And here it behoves a loyal and grateful disciple to guard himself sedulously against the peril of overstatement. For to the unerring taste, the sane and sober judgment, of the Master, unrestrained and inappropriate praise would have been peculiarly distressing.
This caution applies with special force to our estimate of his rank in poetry. That he was a poet, the most exacting, the most paradoxical criticism will hardly deny; but there is urgent need for moderation and self-control when we come to consider his place among the poets. Are we to call him a great poet? The answer must be carefully pondered.

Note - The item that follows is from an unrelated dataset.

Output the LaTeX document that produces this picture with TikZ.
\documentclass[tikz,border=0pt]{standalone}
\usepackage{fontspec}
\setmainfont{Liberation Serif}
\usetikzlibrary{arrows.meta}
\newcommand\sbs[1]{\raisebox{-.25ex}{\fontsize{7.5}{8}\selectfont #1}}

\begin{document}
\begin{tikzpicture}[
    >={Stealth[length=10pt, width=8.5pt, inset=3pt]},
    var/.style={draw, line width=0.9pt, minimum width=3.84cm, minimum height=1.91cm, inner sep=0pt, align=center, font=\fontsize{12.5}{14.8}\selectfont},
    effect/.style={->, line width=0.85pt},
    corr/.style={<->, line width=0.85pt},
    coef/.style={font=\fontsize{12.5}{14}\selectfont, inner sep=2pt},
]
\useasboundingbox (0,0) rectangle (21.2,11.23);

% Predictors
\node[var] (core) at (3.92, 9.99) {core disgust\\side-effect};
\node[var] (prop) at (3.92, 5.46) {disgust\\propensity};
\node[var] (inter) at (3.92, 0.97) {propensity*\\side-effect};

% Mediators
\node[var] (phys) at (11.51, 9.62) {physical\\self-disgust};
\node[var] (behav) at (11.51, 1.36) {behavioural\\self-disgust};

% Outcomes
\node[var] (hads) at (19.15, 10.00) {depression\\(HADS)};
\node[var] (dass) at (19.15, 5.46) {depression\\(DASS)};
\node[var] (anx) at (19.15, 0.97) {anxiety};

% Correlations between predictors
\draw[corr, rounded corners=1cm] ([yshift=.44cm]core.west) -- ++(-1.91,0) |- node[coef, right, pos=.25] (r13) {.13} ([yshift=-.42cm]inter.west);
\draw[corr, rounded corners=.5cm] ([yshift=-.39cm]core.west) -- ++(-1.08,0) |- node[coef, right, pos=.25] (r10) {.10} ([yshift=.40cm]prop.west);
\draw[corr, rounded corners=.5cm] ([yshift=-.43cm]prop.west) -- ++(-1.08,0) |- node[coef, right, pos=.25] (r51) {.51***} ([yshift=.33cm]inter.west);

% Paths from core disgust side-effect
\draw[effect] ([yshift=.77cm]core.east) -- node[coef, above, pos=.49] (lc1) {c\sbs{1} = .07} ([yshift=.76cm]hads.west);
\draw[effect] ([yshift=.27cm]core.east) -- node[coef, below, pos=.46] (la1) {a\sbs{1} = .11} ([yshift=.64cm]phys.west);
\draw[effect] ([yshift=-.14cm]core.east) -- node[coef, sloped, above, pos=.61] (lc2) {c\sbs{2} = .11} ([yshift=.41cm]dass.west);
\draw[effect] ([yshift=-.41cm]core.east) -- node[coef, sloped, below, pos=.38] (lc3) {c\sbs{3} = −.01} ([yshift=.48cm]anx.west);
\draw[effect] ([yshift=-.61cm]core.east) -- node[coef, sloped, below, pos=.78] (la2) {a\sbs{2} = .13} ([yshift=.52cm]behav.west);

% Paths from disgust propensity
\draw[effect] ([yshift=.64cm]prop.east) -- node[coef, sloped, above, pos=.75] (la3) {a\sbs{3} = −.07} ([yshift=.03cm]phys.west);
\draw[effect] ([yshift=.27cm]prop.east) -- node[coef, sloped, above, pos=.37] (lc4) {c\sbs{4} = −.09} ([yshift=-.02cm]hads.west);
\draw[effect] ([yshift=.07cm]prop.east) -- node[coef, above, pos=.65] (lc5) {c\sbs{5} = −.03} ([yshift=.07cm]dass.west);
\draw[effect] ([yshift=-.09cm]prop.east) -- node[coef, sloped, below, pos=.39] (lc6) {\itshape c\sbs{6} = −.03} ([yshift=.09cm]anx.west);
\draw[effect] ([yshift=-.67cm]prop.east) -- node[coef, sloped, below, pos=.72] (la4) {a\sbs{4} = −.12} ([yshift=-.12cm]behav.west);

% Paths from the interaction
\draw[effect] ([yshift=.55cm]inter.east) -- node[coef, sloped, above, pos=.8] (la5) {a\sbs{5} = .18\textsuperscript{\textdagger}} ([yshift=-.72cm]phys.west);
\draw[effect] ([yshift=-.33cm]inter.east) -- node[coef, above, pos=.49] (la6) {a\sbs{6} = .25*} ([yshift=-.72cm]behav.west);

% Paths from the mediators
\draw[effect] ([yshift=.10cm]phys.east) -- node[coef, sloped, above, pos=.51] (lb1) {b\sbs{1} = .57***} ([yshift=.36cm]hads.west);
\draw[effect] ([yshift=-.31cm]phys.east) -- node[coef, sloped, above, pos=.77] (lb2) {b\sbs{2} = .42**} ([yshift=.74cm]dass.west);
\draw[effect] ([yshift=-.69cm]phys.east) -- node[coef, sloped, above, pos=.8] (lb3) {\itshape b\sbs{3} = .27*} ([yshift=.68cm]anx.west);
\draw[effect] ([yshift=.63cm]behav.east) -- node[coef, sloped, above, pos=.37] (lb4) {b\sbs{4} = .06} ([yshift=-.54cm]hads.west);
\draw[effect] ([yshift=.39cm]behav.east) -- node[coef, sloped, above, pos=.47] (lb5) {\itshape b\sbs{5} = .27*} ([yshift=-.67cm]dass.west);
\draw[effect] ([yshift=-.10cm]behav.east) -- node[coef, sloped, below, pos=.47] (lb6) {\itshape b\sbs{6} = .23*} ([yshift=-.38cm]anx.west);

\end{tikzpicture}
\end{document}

In the first place, he did not write very much. The total body of his poetry is small. He wrote in the rare leisure-hours of an exacting profession, and he wrote only in the early part of his life. In later years he seemed to feel that the "ancient fount of inspiration"[1] was dry. He had delivered his message to his generation, and wisely avoided last words. Then it seems indisputable that he wrote with difficulty. His poetry has little ease, fluency, or spontaneous movement. In every line it bears traces of the laborious file. He had the poet's heart and mind, but they did not readily express themselves in the poetic medium. He longed for poetic utterance, as his only adequate vent, and sought it earnestly with tears. Often he achieved it, but not seldom he left the impression of frustrated and disappointing effort, rather than of easy mastery and sure attainment.

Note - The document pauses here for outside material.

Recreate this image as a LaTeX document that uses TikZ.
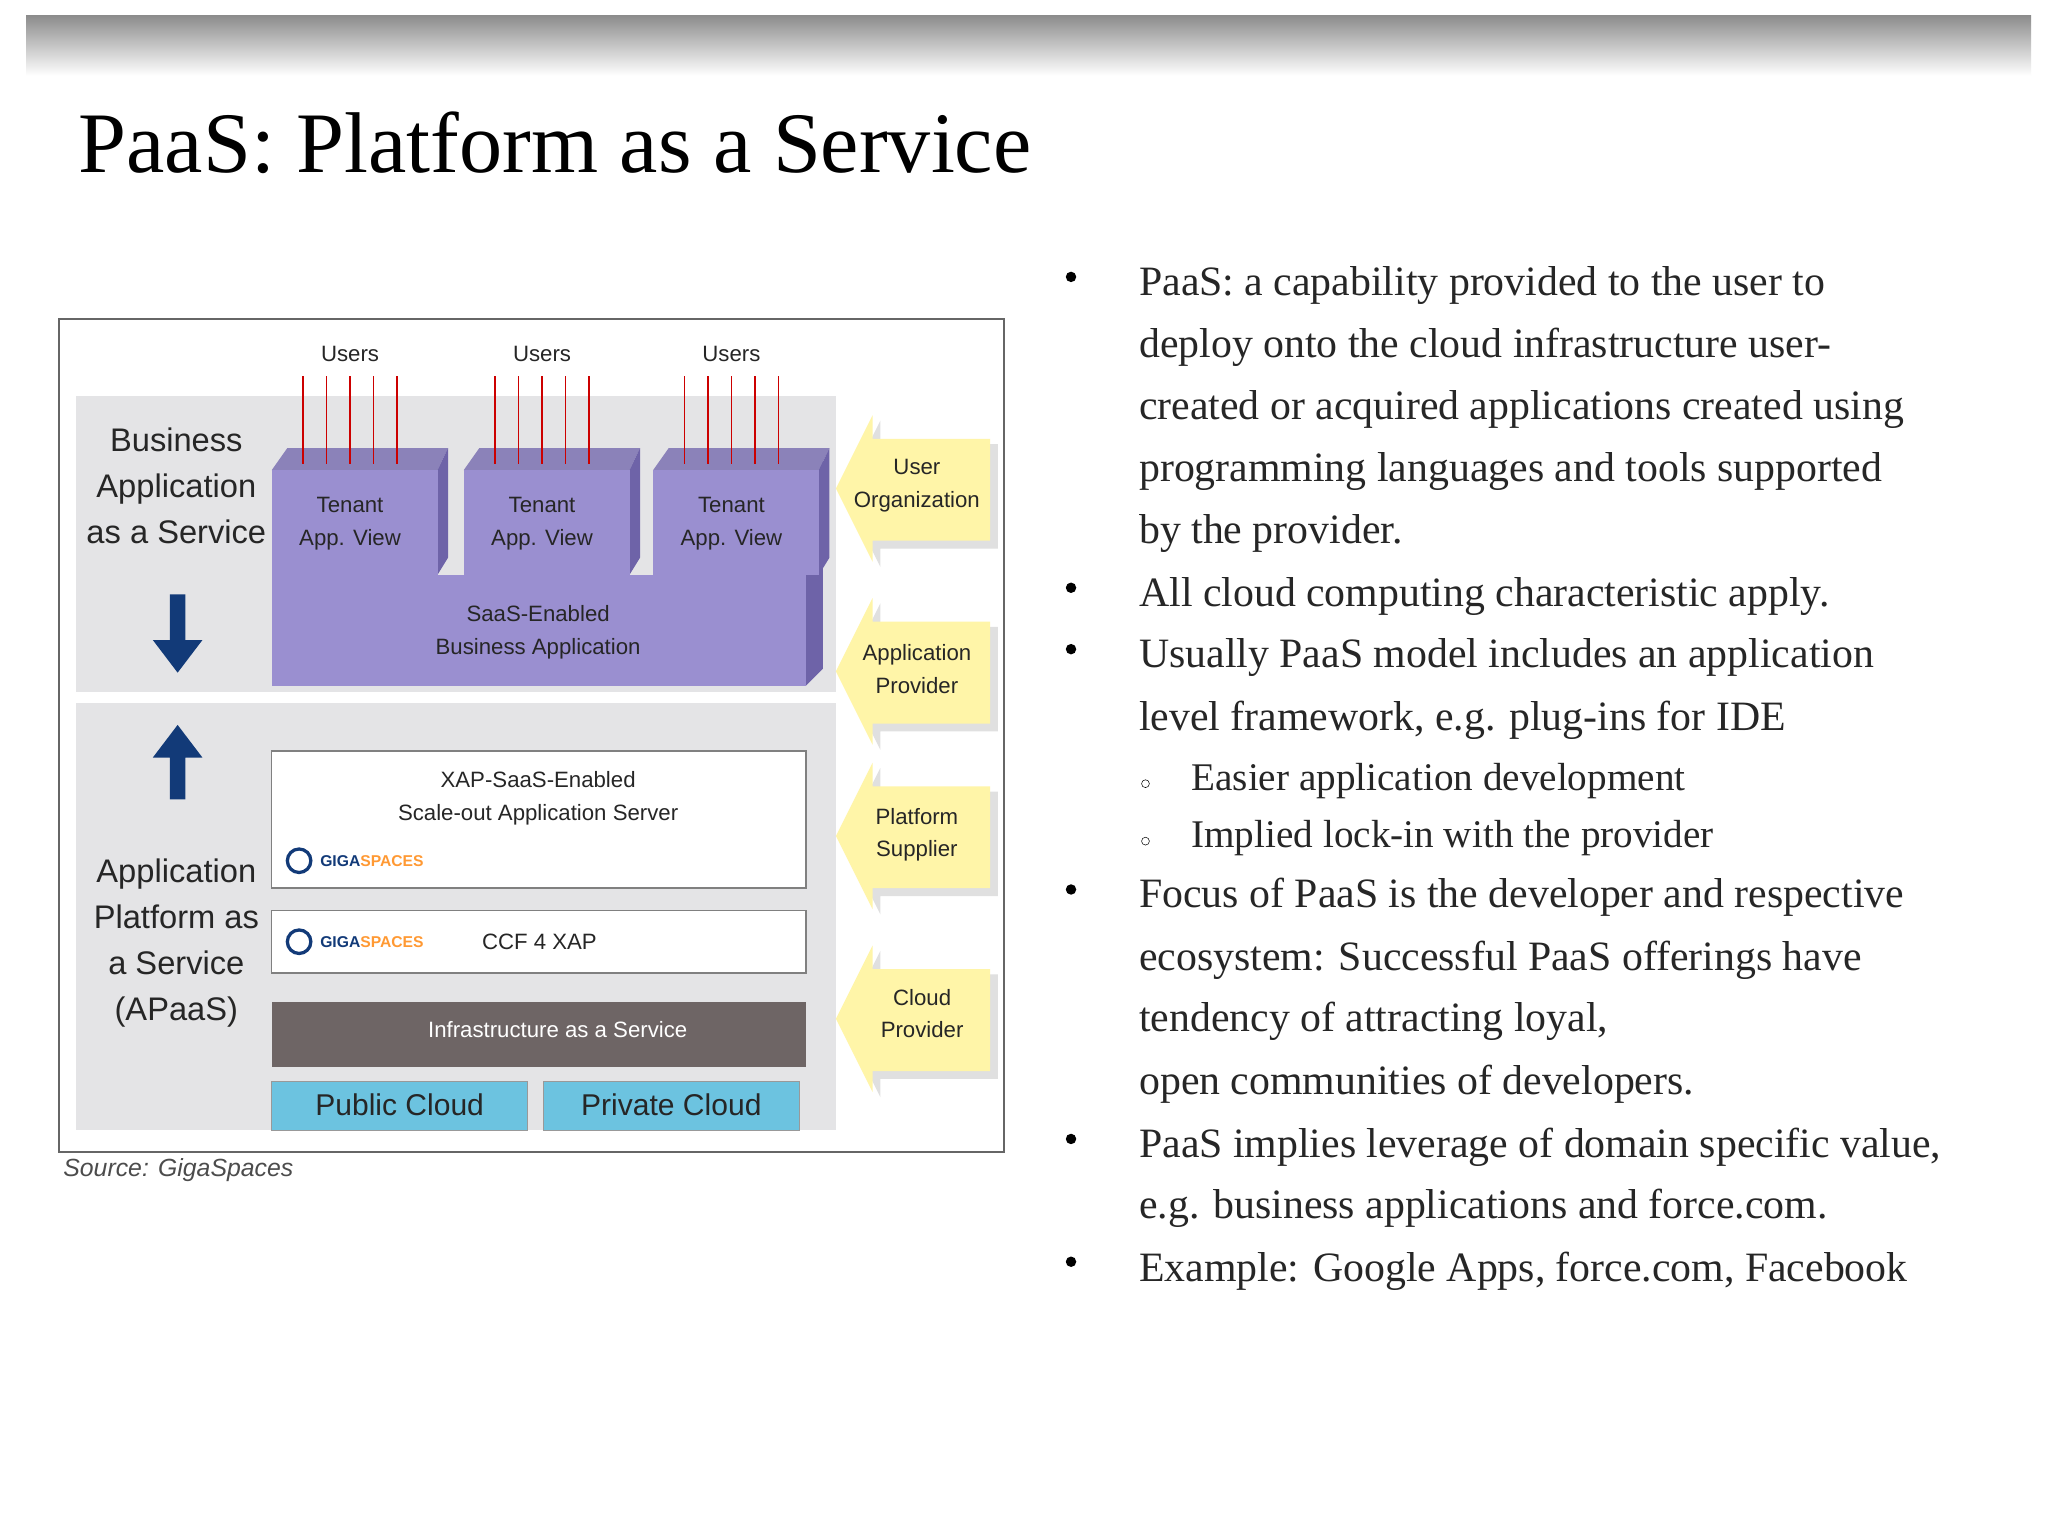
\documentclass[tikz,border=0pt]{standalone}
\usepackage{fontspec}
\setmainfont{Liberation Serif}
\newfontfamily\dsans{Liberation Sans}
\definecolor{panel}{HTML}{E4E4E6}
\definecolor{purp}{HTML}{9A8FD0}
\definecolor{purpd}{HTML}{6E63A8}
\definecolor{yel}{HTML}{FFF5A8}
\definecolor{infra}{HTML}{6E6565}
\definecolor{cloud}{HTML}{6CC3E0}
\definecolor{darrow}{HTML}{123A78}
\begin{document}
\begin{tikzpicture}[x=1pt,y=-1pt,
 lbl/.style={font=\dsans\fontsize{25}{35}\selectfont,align=center,text=black!85},
 sm/.style={font=\dsans\fontsize{17}{25}\selectfont,align=center,text=black!85},
 bt/.style={anchor=base west,font=\fontsize{32}{36}\selectfont,text=black!85,inner sep=0pt},
 bul/.style={circle,fill=black,inner sep=0pt,minimum size=8pt},
 sub/.style={circle,draw=black,inner sep=0pt,minimum size=6pt}]
\useasboundingbox (0,0) rectangle (1568,1176);
\fill[white] (0,0) rectangle (1568,1176);
\shade[top color=black!45,bottom color=white] (20,12) rectangle (1555,58);
\node[anchor=base west,inner sep=0pt,font=\fontsize{66}{70}\selectfont] (title) at (60,132) {PaaS: Platform as a Service};
% diagram
\draw[black!60,line width=1.5pt,fill=white] (45,244) rectangle (769,882);
\fill[panel] (58,303) rectangle (640,530);
\fill[panel] (58,538) rectangle (640,865);
\node[lbl] (baas) at (135,372) {Business\\Application\\as a Service};
\node[lbl] (apaas) at (135,722) {Application\\Platform as\\a Service\\(APaaS)};
\fill[darrow] (130,455) -- (142,455) -- (142,490) -- (155,490) -- (136,515) -- (117,490) -- (130,490) -- cycle;
\fill[darrow] (130,612) -- (142,612) -- (142,580) -- (155,580) -- (136,555) -- (117,580) -- (130,580) -- cycle;
% purple block
\fill[purpd] (617,360) -- (630,345) -- (630,512) -- (617,525) -- cycle;
\fill[purp] (208,440) rectangle (617,525);
\foreach \x/\n in {208/t1,355/t2,500/t3}{
  \fill[purpd!80] (\x,360) -- (\x+12,343) -- (\x+135,343) -- (\x+127,360) -- cycle;
  \fill[purpd] (\x+127,360) -- (\x+135,343) -- (\x+135,427) -- (\x+127,440) -- cycle;
  \fill[purp] (\x,360) rectangle (\x+127,440);
  \node[sm] (\n) at (\x+60,401) {Tenant\\App. View};
  \node[sm] (u\n) at (\x+60,271) {Users};
  \foreach \k in {0,...,4}{\draw[red!80!black,line width=1.2pt] (\x+24+\k*18,288) -- (\x+24+\k*18,355);}
}
\node[sm] (saas) at (412,484) {SaaS-Enabled\\Business Application};
% yellow arrows
\foreach \cy/\n in {374/a1,514/a2,640/a3,780/a4}{
  \fill[black!12] (646,\cy+4) -- (674,\cy-52) -- (674,\cy-34) -- (764,\cy-34) -- (764,\cy+46) -- (674,\cy+46) -- (674,\cy+60) -- cycle;
  \fill[yel] (640,\cy) -- (668,\cy-56) -- (668,\cy-38) -- (758,\cy-38) -- (758,\cy+40) -- (668,\cy+40) -- (668,\cy+56) -- cycle;
}
\node[sm] (l1) at (702,372) {User\\Organization};
\node[sm] (l2) at (702,512) {Application\\Provider};
\node[sm] (l3) at (702,639) {Platform\\Supplier};
\node[sm] (l4) at (706,776) {Cloud\\Provider};
% platform
\draw[black!50,line width=1.2pt,fill=white] (208,575) rectangle (617,680);
\node[sm] (xap) at (412,611) {XAP-SaaS-Enabled\\Scale-out Application Server};
\draw[darrow,line width=2.5pt] (229,659) circle (9pt);
\node[anchor=west,font=\dsans\bfseries\fontsize{12}{12}\selectfont,inner sep=0pt] (g1) at (245,659) {\textcolor{darrow}{GIGA}\textcolor{orange!80}{SPACES}};
\draw[black!50,line width=1.2pt,fill=white] (208,697) rectangle (617,745);
\draw[darrow,line width=2.5pt] (229,721) circle (9pt);
\node[anchor=west,font=\dsans\bfseries\fontsize{12}{12}\selectfont,inner sep=0pt] (g2) at (245,721) {\textcolor{darrow}{GIGA}\textcolor{orange!80}{SPACES}};
\node[sm] (ccf) at (413,721) {CCF 4 XAP};
\fill[infra] (208,767) rectangle (617,817);
\node[sm,text=white] (iaas) at (427,788) {Infrastructure as a Service};
\draw[black!40,fill=cloud] (208,828) rectangle (404,865);
\draw[black!40,fill=cloud] (416,828) rectangle (612,865);
\node[lbl,font=\dsans\fontsize{23}{28}\selectfont] (pub) at (306,846) {Public Cloud};
\node[lbl,font=\dsans\fontsize{23}{28}\selectfont] (priv) at (514,846) {Private Cloud};
\node[anchor=west,font=\dsans\itshape\fontsize{19}{22}\selectfont,text=black!70] (src) at (45,896) {Source: GigaSpaces};
% bullets
\foreach \y in {216,454,501,685,876,970} \node[bul] at (820,\y-4) {};
\foreach \y in {595,639} \node[sub] at (877,\y+5) {};
\node[bt] at (872,226) {PaaS: a capability provided to the user to};
\node[bt] at (872,274) {deploy onto the cloud infrastructure user-};
\node[bt] at (872,321) {created or acquired applications created using};
\node[bt] at (872,369) {programming languages and tools supported};
\node[bt] at (872,416) {by the provider.};
\node[bt] at (872,464) {All cloud computing characteristic apply.};
\node[bt] at (872,511) {Usually PaaS model includes an application};
\node[bt] at (872,559) {level framework, e.g. plug-ins for IDE};
\node[bt,font=\fontsize{30}{34}\selectfont] at (912,605) {Easier application development};
\node[bt,font=\fontsize{30}{34}\selectfont] at (912,649) {Implied lock-in with the provider};
\node[bt] at (872,695) {Focus of PaaS is the developer and respective};
\node[bt] at (872,743) {ecosystem: Successful PaaS offerings have};
\node[bt] at (872,790) {tendency of attracting loyal,};
\node[bt] at (872,838) {open communities of developers.};
\node[bt] at (872,886) {PaaS implies leverage of domain specific value,};
\node[bt] at (872,933) {e.g. business applications and force.com.};
\node[bt] at (872,981) {Example: Google Apps, force.com, Facebook};
\end{tikzpicture}
\end{document}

Again, if we bear in mind Milton's threefold canon, we must admit that his poetry lacks three great elements of power. He is not Simple, Sensuous, or Passionate. He is too essentially modern to be really simple. He is the product of a high-strung civilization, and all its complicated crosscurrents of thought and feeling stir and perplex his verse. Simplicity of style indeed he constantly aims at, and, by the aid of a fastidious culture, secures. But his simplicity is, to use the distinction which he himself imported from France, rather akin to simplesse than to simplicité--to the elaborated and artificial semblance than to the genuine quality. He is not sensuous except in so far as the most refined and delicate appreciation of nature in all her forms and phases can be said to constitute a sensuous enjoyment. And then, again, he is pre-eminently not passionate. He is calm, balanced, self-controlled, sane, austere. The very qualities which are his characteristic glory make passion impossible.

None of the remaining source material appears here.